(Records from a data source)

#####

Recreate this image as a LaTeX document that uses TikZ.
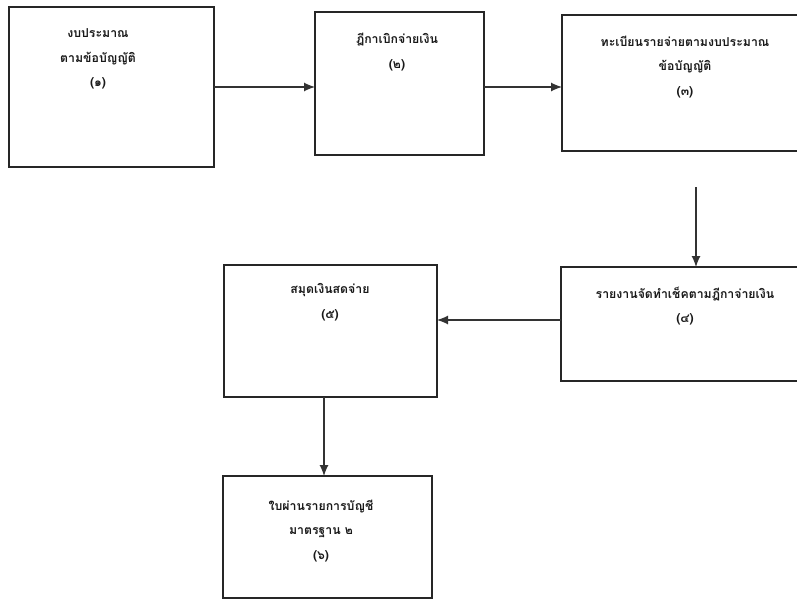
\documentclass[tikz,border=0pt]{standalone}
\usepackage{fontspec}
\newfontfamily\thaifont[Script=Thai]{Loma}
\usetikzlibrary{arrows.meta,calc,positioning}
\tikzstyle{docbox}=[
  draw=black!85,
  line width=1.3pt,
  inner sep=0pt,
  outer sep=0pt,
  rectangle,
]
\tikzstyle{boxtext}=[
  align=center,
  inner sep=0pt,
  font={\thaifont\bfseries\fontsize{12.3}{24.5}\selectfont},
  text=black!90,
]
\tikzstyle{arrow}=[
  draw=black!80,
  line width=1.2pt,
]
\tikzset{
  x=1pt, y=-1pt,
  >={Latex[length=11pt,width=9pt]},
}
\begin{document}
\begin{tikzpicture}
     \clip (0,0) rectangle (797,602);
     \fill [white] (0,0) rectangle (797,602);
     %%
     \node (box1) [docbox, minimum width=205, minimum height=160] at (111.5,87) {};
     \node (box2) [docbox, minimum width=169, minimum height=143] at (399.5,83.5) {};
     \node (box3) [docbox, minimum width=258, minimum height=136] at (691,83) {};
     \node (box4) [docbox, minimum width=259, minimum height=114] at (690.5,324) {};
     \node (box5) [docbox, minimum width=213, minimum height=132] at (330.5,331) {};
     \node (box6) [docbox, minimum width=209, minimum height=122] at (327.5,537) {};
     %%
     \node (t1) [boxtext] at (98,59) {งบประมาณ\\ตามข้อบัญญัติ\\(๑)};
     \node (t2) [boxtext] at (397,52) {ฎีกาเบิกจ่ายเงิน\\(๒)};
     \node (t3) [boxtext] at (685,67) {ทะเบียนรายจ่ายตามงบประมาณ\\ข้อบัญญัติ\\(๓)};
     \node (t4) [boxtext] at (685,306) {รายงานจัดทำเช็คตามฎีกาจ่ายเงิน\\(๔)};
     \node (t5) [boxtext] at (330,302) {สมุดเงินสดจ่าย\\(๕)};
     \node (t6) [boxtext] at (321,531) {ใบผ่านรายการบัญชี\\มาตรฐาน ๒\\(๖)};
     %%
     \coordinate (A) at (696,187);
     \coordinate (B) at ($(box4.west)+(0,-4)$);
     \coordinate (C) at (324,0);
     \draw [->, arrow] (box1.east) -- (box1.east -| box2.west);
     \draw [->, arrow] (box2.east |- box1.east) -- (box3.west |- box1.east);
     \draw [->, arrow] (A) -- (A |- box4.north);
     \draw [->, arrow] (B) -- (B -| box5.east);
     \draw [->, arrow] (C |- box5.south) -- (C |- box6.north);
\end{tikzpicture}
\end{document}
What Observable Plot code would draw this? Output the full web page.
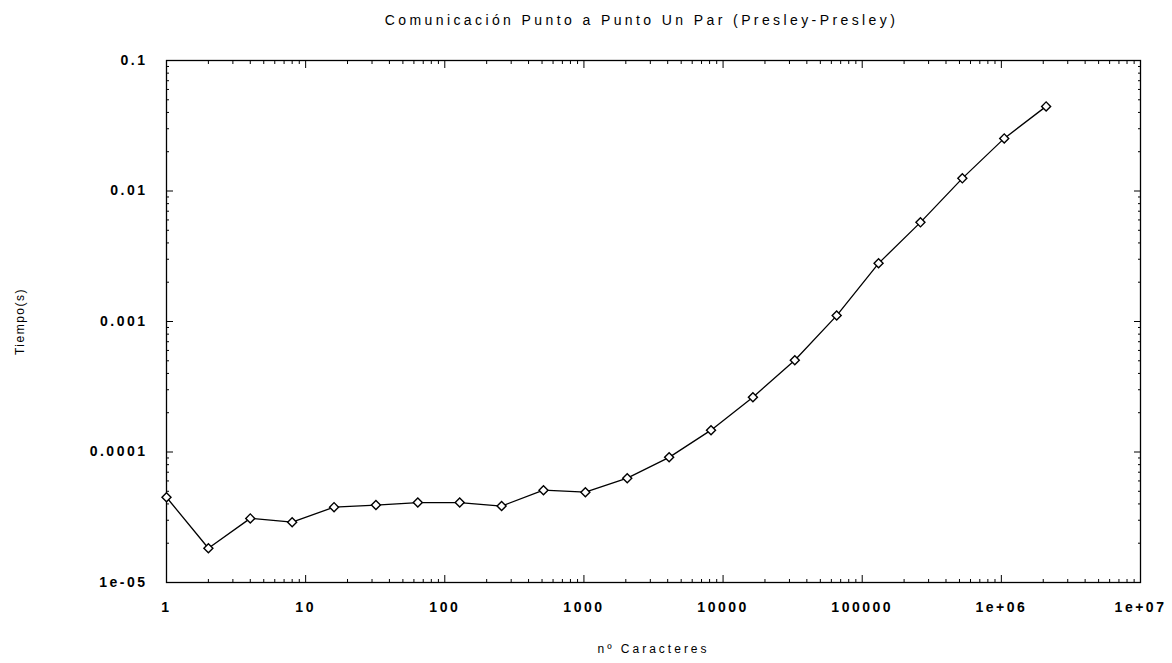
<!DOCTYPE html>
<html><head><meta charset="utf-8">
<script src="https://cdn.jsdelivr.net/npm/d3@7"></script>
<script src="https://cdn.jsdelivr.net/npm/@observablehq/plot@0.6"></script>
<style>
body{margin:0;background:#fff;} #chart svg{display:block;}
</style>
</head><body><div id="chart"></div>
<script>
const title = "Comunicación Punto a Punto Un Par (Presley-Presley)";
const xLabel = "nº Caracteres";
const yLabel = "Tiempo(s)";
const chars = [1, 2, 4, 8, 16, 32, 64, 128, 256, 512, 1024, 2048, 4096, 8192, 16384, 32768, 65536, 131072, 262144, 524288, 1048576, 2097152];
const times = [4.5e-5, 1.83e-5, 3.1e-5, 2.9e-5, 3.78e-5, 3.92e-5, 4.1e-5, 4.1e-5, 3.85e-5, 5.1e-5, 4.92e-5, 6.3e-5, 9.1e-5, 1.47e-4, 2.63e-4, 5.05e-4, 1.11e-3, 2.79e-3, 5.75e-3, 1.25e-2, 2.53e-2, 4.45e-2];
const xTicks = [1, 10, 100, 1000, 10000, 100000, 1e6, 1e7];
const xTickLabels = ["1", "10", "100", "1000", "10000", "100000", "1e+06", "1e+07"];
const yTicks = [1e-5, 1e-4, 1e-3, 1e-2, 1e-1];
const yTickLabels = ["1e-05", "0.0001", "0.001", "0.01", "0.1"];

const data = chars.map((c, i) => ({c, t: times[i]}));
const minor = (ticks) => {
  const out = [];
  for (let i = 0; i < ticks.length - 1; i++) for (let m = 2; m < 10; m++) out.push(ticks[i] * m);
  return out;
};
const xMinor = minor(xTicks), yMinor = minor(yTicks);
const blank = () => "";
const font = "Liberation Sans, Arial, sans-serif";

const chart = Plot.plot({
  width: 1172, height: 663,
  marginLeft: 166, marginRight: 32, marginTop: 60, marginBottom: 81,
  style: {fontFamily: font, fontSize: "12px", color: "#000", background: "#fff"},
  x: {type: "log", domain: [1, 1e7]},
  y: {type: "log", domain: [1e-5, 0.1]},
  marks: [
    Plot.frame({stroke: "#000", strokeWidth: 1.3}),
    Plot.axisX(xTicks, {anchor: "bottom", tickSize: 0, tickPadding: 20, tickFormat: d => xTickLabels[xTicks.indexOf(d)], fontSize: 14, fontWeight: "bold", label: null}),
    Plot.axisY(yTicks, {anchor: "left", tickSize: 0, tickPadding: 19, tickFormat: d => yTickLabels[yTicks.indexOf(d)], fontSize: 14, fontWeight: "bold", label: null}),
    Plot.axisX(xTicks, {anchor: "bottom", tickSize: -7, tickFormat: blank, label: null}),
    Plot.axisX(xTicks, {anchor: "top", tickSize: -7, tickFormat: blank, label: null}),
    Plot.axisY(yTicks, {anchor: "left", tickSize: -7, tickFormat: blank, label: null}),
    Plot.axisY(yTicks, {anchor: "right", tickSize: -7, tickFormat: blank, label: null}),
    Plot.axisX(xMinor, {anchor: "bottom", tickSize: -3, tickFormat: blank, label: null}),
    Plot.axisX(xMinor, {anchor: "top", tickSize: -3, tickFormat: blank, label: null}),
    Plot.axisY(yMinor, {anchor: "left", tickSize: -3, tickFormat: blank, label: null}),
    Plot.axisY(yMinor, {anchor: "right", tickSize: -3, tickFormat: blank, label: null}),
    Plot.line(data, {x: "c", y: "t", stroke: "#000", strokeWidth: 1.3}),
    Plot.dot(data, {x: "c", y: "t", symbol: "square", rotate: 45, r: 3.6, stroke: "#000", strokeWidth: 1.4, fill: "#fff"}),
    Plot.text([title], {frameAnchor: "top", dy: -45, dx: -12, fontSize: 14, fontFamily: font}),
    Plot.text([xLabel], {frameAnchor: "bottom", textAnchor: "middle", dy: 70, fontSize: 12, fontFamily: font}),
    Plot.text([yLabel], {frameAnchor: "left", textAnchor: "middle", lineAnchor: "middle", dx: -146, rotate: -90, fontSize: 12, fontFamily: font})
  ]
});
const s = d3.select(chart);
s.selectAll("g[aria-label='x-axis tick label'] text, g[aria-label='y-axis tick label'] text").style("letter-spacing", "2.5px");
const byText = (t) => s.selectAll("text").filter(function () { return this.textContent === t; });
byText(title).style("letter-spacing", "3.4px");
byText(xLabel).style("letter-spacing", "3px");
byText(yLabel).style("letter-spacing", "1.5px");
document.getElementById("chart").appendChild(chart);
</script>
</body></html>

#####

*Problem to work on*: Each record should be quoted exactly, with the images omitted.

*Response for this exercise*:
Recreate this image as a LaTeX document that uses TikZ.
\documentclass[tikz,border=0pt]{standalone}
\usepackage{fontspec}
\newfontfamily\thaifont[Script=Thai]{Loma}
\usetikzlibrary{arrows.meta,calc,positioning}
\tikzstyle{docbox}=[
  draw=black!85,
  line width=1.3pt,
  inner sep=0pt,
  outer sep=0pt,
  rectangle,
]
\tikzstyle{boxtext}=[
  align=center,
  inner sep=0pt,
  font={\thaifont\bfseries\fontsize{12.3}{24.5}\selectfont},
  text=black!90,
]
\tikzstyle{arrow}=[
  draw=black!80,
  line width=1.2pt,
]
\tikzset{
  x=1pt, y=-1pt,
  >={Latex[length=11pt,width=9pt]},
}
\begin{document}
\begin{tikzpicture}
     \clip (0,0) rectangle (797,602);
     \fill [white] (0,0) rectangle (797,602);
     %%
     \node (box1) [docbox, minimum width=205, minimum height=160] at (111.5,87) {};
     \node (box2) [docbox, minimum width=169, minimum height=143] at (399.5,83.5) {};
     \node (box3) [docbox, minimum width=258, minimum height=136] at (691,83) {};
     \node (box4) [docbox, minimum width=259, minimum height=114] at (690.5,324) {};
     \node (box5) [docbox, minimum width=213, minimum height=132] at (330.5,331) {};
     \node (box6) [docbox, minimum width=209, minimum height=122] at (327.5,537) {};
     %%
     \node (t1) [boxtext] at (98,59) {งบประมาณ\\ตามข้อบัญญัติ\\(๑)};
     \node (t2) [boxtext] at (397,52) {ฎีกาเบิกจ่ายเงิน\\(๒)};
     \node (t3) [boxtext] at (685,67) {ทะเบียนรายจ่ายตามงบประมาณ\\ข้อบัญญัติ\\(๓)};
     \node (t4) [boxtext] at (685,306) {รายงานจัดทำเช็คตามฎีกาจ่ายเงิน\\(๔)};
     \node (t5) [boxtext] at (330,302) {สมุดเงินสดจ่าย\\(๕)};
     \node (t6) [boxtext] at (321,531) {ใบผ่านรายการบัญชี\\มาตรฐาน ๒\\(๖)};
     %%
     \coordinate (A) at (696,187);
     \coordinate (B) at ($(box4.west)+(0,-4)$);
     \coordinate (C) at (324,0);
     \draw [->, arrow] (box1.east) -- (box1.east -| box2.west);
     \draw [->, arrow] (box2.east |- box1.east) -- (box3.west |- box1.east);
     \draw [->, arrow] (A) -- (A |- box4.north);
     \draw [->, arrow] (B) -- (B -| box5.east);
     \draw [->, arrow] (C |- box5.south) -- (C |- box6.north);
\end{tikzpicture}
\end{document}
What Observable Plot code would draw this? Output the full web page.
<!DOCTYPE html>
<html><head><meta charset="utf-8">
<script src="https://cdn.jsdelivr.net/npm/d3@7"></script>
<script src="https://cdn.jsdelivr.net/npm/@observablehq/plot@0.6"></script>
<style>
body{margin:0;background:#fff;} #chart svg{display:block;}
</style>
</head><body><div id="chart"></div>
<script>
const title = "Comunicación Punto a Punto Un Par (Presley-Presley)";
const xLabel = "nº Caracteres";
const yLabel = "Tiempo(s)";
const chars = [1, 2, 4, 8, 16, 32, 64, 128, 256, 512, 1024, 2048, 4096, 8192, 16384, 32768, 65536, 131072, 262144, 524288, 1048576, 2097152];
const times = [4.5e-5, 1.83e-5, 3.1e-5, 2.9e-5, 3.78e-5, 3.92e-5, 4.1e-5, 4.1e-5, 3.85e-5, 5.1e-5, 4.92e-5, 6.3e-5, 9.1e-5, 1.47e-4, 2.63e-4, 5.05e-4, 1.11e-3, 2.79e-3, 5.75e-3, 1.25e-2, 2.53e-2, 4.45e-2];
const xTicks = [1, 10, 100, 1000, 10000, 100000, 1e6, 1e7];
const xTickLabels = ["1", "10", "100", "1000", "10000", "100000", "1e+06", "1e+07"];
const yTicks = [1e-5, 1e-4, 1e-3, 1e-2, 1e-1];
const yTickLabels = ["1e-05", "0.0001", "0.001", "0.01", "0.1"];

const data = chars.map((c, i) => ({c, t: times[i]}));
const minor = (ticks) => {
  const out = [];
  for (let i = 0; i < ticks.length - 1; i++) for (let m = 2; m < 10; m++) out.push(ticks[i] * m);
  return out;
};
const xMinor = minor(xTicks), yMinor = minor(yTicks);
const blank = () => "";
const font = "Liberation Sans, Arial, sans-serif";

const chart = Plot.plot({
  width: 1172, height: 663,
  marginLeft: 166, marginRight: 32, marginTop: 60, marginBottom: 81,
  style: {fontFamily: font, fontSize: "12px", color: "#000", background: "#fff"},
  x: {type: "log", domain: [1, 1e7]},
  y: {type: "log", domain: [1e-5, 0.1]},
  marks: [
    Plot.frame({stroke: "#000", strokeWidth: 1.3}),
    Plot.axisX(xTicks, {anchor: "bottom", tickSize: 0, tickPadding: 20, tickFormat: d => xTickLabels[xTicks.indexOf(d)], fontSize: 14, fontWeight: "bold", label: null}),
    Plot.axisY(yTicks, {anchor: "left", tickSize: 0, tickPadding: 19, tickFormat: d => yTickLabels[yTicks.indexOf(d)], fontSize: 14, fontWeight: "bold", label: null}),
    Plot.axisX(xTicks, {anchor: "bottom", tickSize: -7, tickFormat: blank, label: null}),
    Plot.axisX(xTicks, {anchor: "top", tickSize: -7, tickFormat: blank, label: null}),
    Plot.axisY(yTicks, {anchor: "left", tickSize: -7, tickFormat: blank, label: null}),
    Plot.axisY(yTicks, {anchor: "right", tickSize: -7, tickFormat: blank, label: null}),
    Plot.axisX(xMinor, {anchor: "bottom", tickSize: -3, tickFormat: blank, label: null}),
    Plot.axisX(xMinor, {anchor: "top", tickSize: -3, tickFormat: blank, label: null}),
    Plot.axisY(yMinor, {anchor: "left", tickSize: -3, tickFormat: blank, label: null}),
    Plot.axisY(yMinor, {anchor: "right", tickSize: -3, tickFormat: blank, label: null}),
    Plot.line(data, {x: "c", y: "t", stroke: "#000", strokeWidth: 1.3}),
    Plot.dot(data, {x: "c", y: "t", symbol: "square", rotate: 45, r: 3.6, stroke: "#000", strokeWidth: 1.4, fill: "#fff"}),
    Plot.text([title], {frameAnchor: "top", dy: -45, dx: -12, fontSize: 14, fontFamily: font}),
    Plot.text([xLabel], {frameAnchor: "bottom", textAnchor: "middle", dy: 70, fontSize: 12, fontFamily: font}),
    Plot.text([yLabel], {frameAnchor: "left", textAnchor: "middle", lineAnchor: "middle", dx: -146, rotate: -90, fontSize: 12, fontFamily: font})
  ]
});
const s = d3.select(chart);
s.selectAll("g[aria-label='x-axis tick label'] text, g[aria-label='y-axis tick label'] text").style("letter-spacing", "2.5px");
const byText = (t) => s.selectAll("text").filter(function () { return this.textContent === t; });
byText(title).style("letter-spacing", "3.4px");
byText(xLabel).style("letter-spacing", "3px");
byText(yLabel).style("letter-spacing", "1.5px");
document.getElementById("chart").appendChild(chart);
</script>
</body></html>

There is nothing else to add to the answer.